After a long week of Easter and massive amounts of peer reviewing, I am returning to reproducing the results in Y. Panagakis, C. Kotropoulos, and G. R. Arce, “Music genre classification via sparse representations of auditory temporal modulations,” in Proc. European Signal Process. Conf., (Glasgow, Scotland), pp. 1-5, Aug. 2009; Y. Panagakis, C. Kotropoulos, and G. R. Arce, “Music genre classification using locality preserving non-negative tensor factorization and sparse representations,” in Proc. Int. Soc. Music Info. Retrieval Conf., pp. 249-254, Kobe, Japan, Oct. 2009; Y. Panagakis, C. Kotropoulos, and G. R. Arce, “Non-negative multilinear principal component analysis of auditory temporal modulations for music genre classification,” IEEE Trans. Acoustics, Speech, Lang. Process., vol. 18, pp. 576-588, Mar. 2010. We have received some help from the authors and are eagerly awaiting the necessary details to get moving again.
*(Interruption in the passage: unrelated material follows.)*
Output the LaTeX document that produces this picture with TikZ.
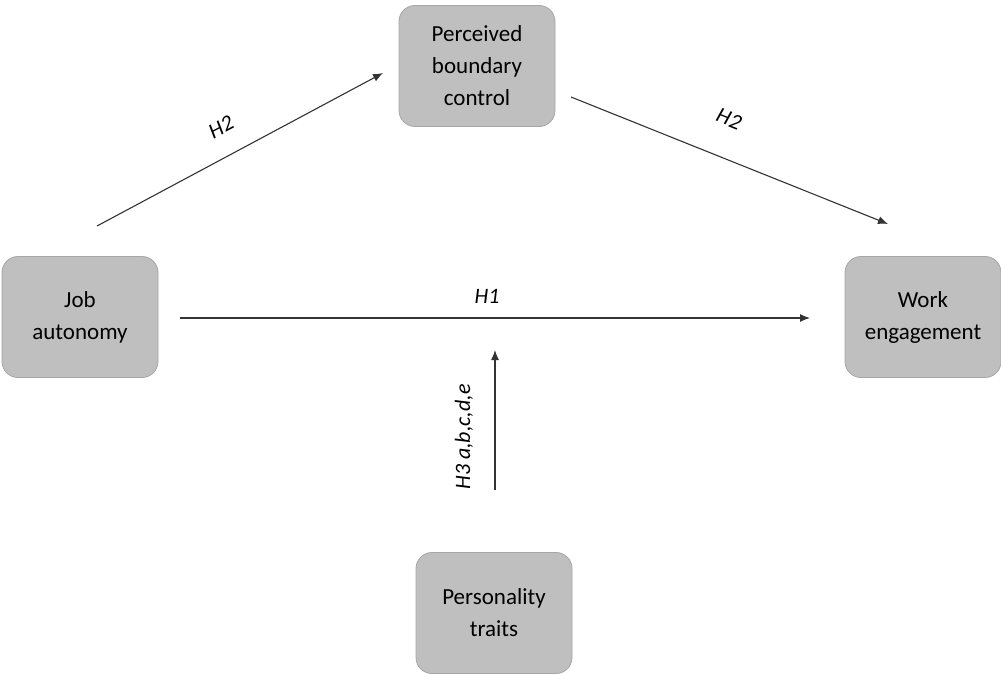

The first thing we need to know is this business about a “bank of 96 overlapping bandpass filters with center frequencies uniformly distributed … over four octaves.” In Part 1, we assumed this begins at 100 Hz, which means four octaves later is only 1.6 kHz. But this doesn’t appear to be the case. In Fig. 2 of their TASLP paper, we see the following image of an auditory spectrogram (AS):
Just by luck I found this is from the first example of blues music in the Tzanetakis dataset.
Below I show the short-time Fourier transform of the first 3 seconds of this music. The resemblance between the two is quite clear. However, while the frequency axis on the spectogram is spaced linearly, that in the AS is logarithmic. Also, the units on the x-axis of the AS do not appear to be time in seconds. (The y-axis are just filterbank outputs with increasing center frequency.)
By comparing these two figures, I want to find at which frequency the four octaves begins — assuming that the image of the AS truly reflects the feature extraction process. I can see from the fundamental of the note centered at 2 seconds (approx. 275 Hz) that the lowest center frequency of the filterbank has to be less than 200 Hz. So my initial assumption of 100 Hz may not be that poor. The first harmonic, which I assume to be an octave above the fundamental (I see it is around 550 Hz), should be 24 filterbank channels higher than the fundamental if we have 24 filters per octave. But in the AS image, it only appears to be 12. Furthermore, in the AS image I count at least 9 harmonics of that note, which means that highest filterbank center frequency must be higher than about 2.5 kHz.
All this leads me to conclude that the authors actually use 12 filters each octave, stretching over 8 octaves. Since they resample each signal to 16 kHz, I don’t think it unreasonable to create a constant-Q filterbank with 12 bands each octave, stretching from 20 to 5120 Hz. The highest the lowest frequency can go is 31.25 Hz because we will exceed the Nyquist frequency.
Tomorrow, I will tackle the constant-Q filterbank issue. The authors stated to me that their tests with a Gammatone filterbank did not produce as good results as with the constant-Q filterbank… which makes me wonder why we should put effort into mimicking the human auditory system here when the filters that best model the cochlea are not as good as others.